• Don't overlook our Welcome Package, it contains many links to important and helpful information about functions at VHT like posting pictures and sending PMs (private messages), as well as finding the parts you need.

    AD

69 k1 350 Shift return assembly issues

SamN350

Well-known Member
Joined
Oct 3, 2020
Total Posts
60
Total likes
0
Location
Salt Lake City UT United States of America
Hey All,
I may have brought this up in the older site or maybe even this one. I've always had trouble with this assembly. https://imgur.com/gallery/F8IX1UO

The screw under my thumb and the bolt just to the right of it have always given me trouble. If I torque them down, it feels like the shifter lever is fighting it too hard, So I always put the whole thing back together with then JUST shy of torqued, but then they rattle loose which in turn results in slopping shifting.

What am I doing wrong?
 
In your video, I can't clearly see the other end of the spring-loaded detent roller where it bolts to the upper case. If there are any pissing parts on that other end it can cause issues, VHT member Ribrickulous had that issue and discovered the stopper collar (#13 below) was missing so when he tightened the bolt it angled the detent roller assembly and caused it to bind. Otherwise it looks as if you have it assembled correctly

honda-cb350k2-super-sport-1970-usa-shift-drumshift-fork_bighu0028e4016_e3db.jpg
 
I worked on a bike with a similar issue, may have been the same year but can't confirm.

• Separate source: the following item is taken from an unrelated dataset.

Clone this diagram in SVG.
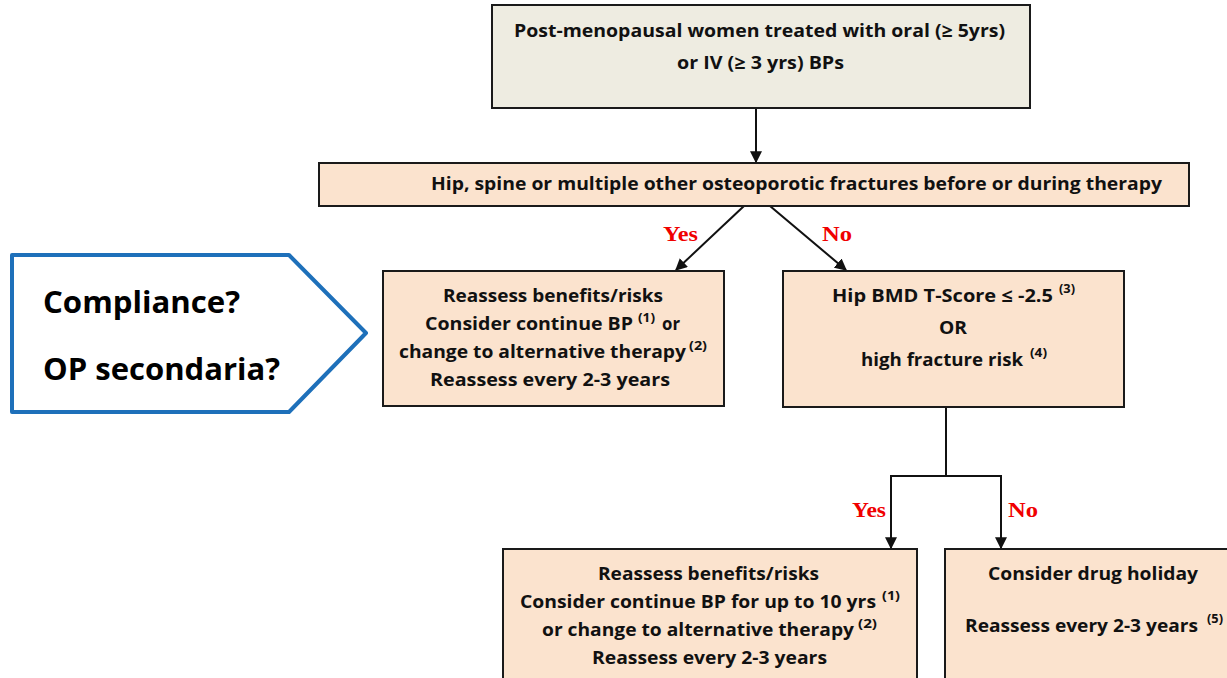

When i I got it the screw and series of parts were an odd assortment of parts that weren't stock. It worked but there was excessive and noticeable wear in the #7 finger piece that slides around.
I replaced them with stock parts and the shifting started to bind. It would work fine when slightly loose, similar to you.

I asked the the owner whether he wanted to proceed with the odd assortment, that seemed to work fine, or use stock parts but locktite the screw. We ended up locktite the screw (and maybe also adding a thin washer to provide additional clearance)and no shifting issues after that.
 
Yes on 23 but I don't recall 24.
24 has come loose on another bike I worked on, and I'm not sure those circumstances.

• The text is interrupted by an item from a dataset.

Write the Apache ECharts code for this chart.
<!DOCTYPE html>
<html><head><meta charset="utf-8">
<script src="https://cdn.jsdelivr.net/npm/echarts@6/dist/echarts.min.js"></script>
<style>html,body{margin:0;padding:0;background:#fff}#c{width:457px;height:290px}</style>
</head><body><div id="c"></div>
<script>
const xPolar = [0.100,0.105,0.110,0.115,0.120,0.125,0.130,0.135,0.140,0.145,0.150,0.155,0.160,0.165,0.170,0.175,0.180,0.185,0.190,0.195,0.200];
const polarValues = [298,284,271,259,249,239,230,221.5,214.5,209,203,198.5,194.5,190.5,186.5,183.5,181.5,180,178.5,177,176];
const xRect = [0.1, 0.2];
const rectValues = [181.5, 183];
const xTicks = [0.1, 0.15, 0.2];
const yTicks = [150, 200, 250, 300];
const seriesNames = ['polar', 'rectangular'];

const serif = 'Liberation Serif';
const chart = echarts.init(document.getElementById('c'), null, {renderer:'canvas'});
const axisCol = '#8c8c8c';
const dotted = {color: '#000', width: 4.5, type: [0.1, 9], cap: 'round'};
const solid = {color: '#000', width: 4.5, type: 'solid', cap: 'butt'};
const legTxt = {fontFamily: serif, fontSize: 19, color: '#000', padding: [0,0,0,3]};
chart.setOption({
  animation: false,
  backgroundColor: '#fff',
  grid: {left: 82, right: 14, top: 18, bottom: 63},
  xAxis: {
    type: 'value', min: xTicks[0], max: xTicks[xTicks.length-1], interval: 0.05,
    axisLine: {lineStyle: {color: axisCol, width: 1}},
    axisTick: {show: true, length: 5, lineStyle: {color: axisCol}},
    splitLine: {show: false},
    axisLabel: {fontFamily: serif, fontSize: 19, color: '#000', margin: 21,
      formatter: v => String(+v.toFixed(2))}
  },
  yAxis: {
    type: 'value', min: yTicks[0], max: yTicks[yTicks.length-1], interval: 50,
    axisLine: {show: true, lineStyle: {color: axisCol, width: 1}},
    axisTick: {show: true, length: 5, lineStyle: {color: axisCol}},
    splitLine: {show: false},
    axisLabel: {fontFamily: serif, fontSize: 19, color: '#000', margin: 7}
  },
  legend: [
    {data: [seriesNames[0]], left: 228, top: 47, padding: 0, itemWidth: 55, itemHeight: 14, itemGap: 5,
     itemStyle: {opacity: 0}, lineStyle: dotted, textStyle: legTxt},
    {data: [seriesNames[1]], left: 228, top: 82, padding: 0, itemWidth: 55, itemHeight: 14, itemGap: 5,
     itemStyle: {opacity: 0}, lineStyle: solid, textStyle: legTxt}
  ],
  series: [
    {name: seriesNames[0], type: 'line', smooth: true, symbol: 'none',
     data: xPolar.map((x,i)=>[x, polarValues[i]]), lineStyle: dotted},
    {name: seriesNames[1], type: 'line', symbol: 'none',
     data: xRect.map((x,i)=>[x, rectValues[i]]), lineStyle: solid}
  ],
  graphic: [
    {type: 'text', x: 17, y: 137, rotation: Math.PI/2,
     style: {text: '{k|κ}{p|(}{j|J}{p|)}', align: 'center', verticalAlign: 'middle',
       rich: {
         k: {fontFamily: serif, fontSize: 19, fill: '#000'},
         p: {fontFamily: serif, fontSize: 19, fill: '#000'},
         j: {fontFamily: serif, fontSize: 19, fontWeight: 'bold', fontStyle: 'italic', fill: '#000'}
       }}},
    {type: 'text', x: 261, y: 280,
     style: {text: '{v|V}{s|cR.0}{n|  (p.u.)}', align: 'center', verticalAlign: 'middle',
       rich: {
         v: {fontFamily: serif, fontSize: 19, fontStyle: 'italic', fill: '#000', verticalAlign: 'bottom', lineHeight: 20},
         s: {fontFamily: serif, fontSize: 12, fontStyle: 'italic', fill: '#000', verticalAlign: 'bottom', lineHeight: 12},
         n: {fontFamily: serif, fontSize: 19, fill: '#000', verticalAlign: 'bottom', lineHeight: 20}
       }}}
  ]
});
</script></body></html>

If you can get a washer for the parts that fit on 23 then that would be good, too
 
Rather than doing the LocTite thing which is a band aide repair how about using fresh pieces? Numbers 7, 9, 10, 11, 27 and 33. It'll be couple of days before I can disassemble the K1 engine I have if you want to do this.
 
#24 has to be tight. There were issues with some K5 screws backing out, had one that happened to.

Parts #13 and 19 are sometimes worn or bent. Also if the washer isn't correct it will cause issues. I have flipped the washer over and solved minor binding issues.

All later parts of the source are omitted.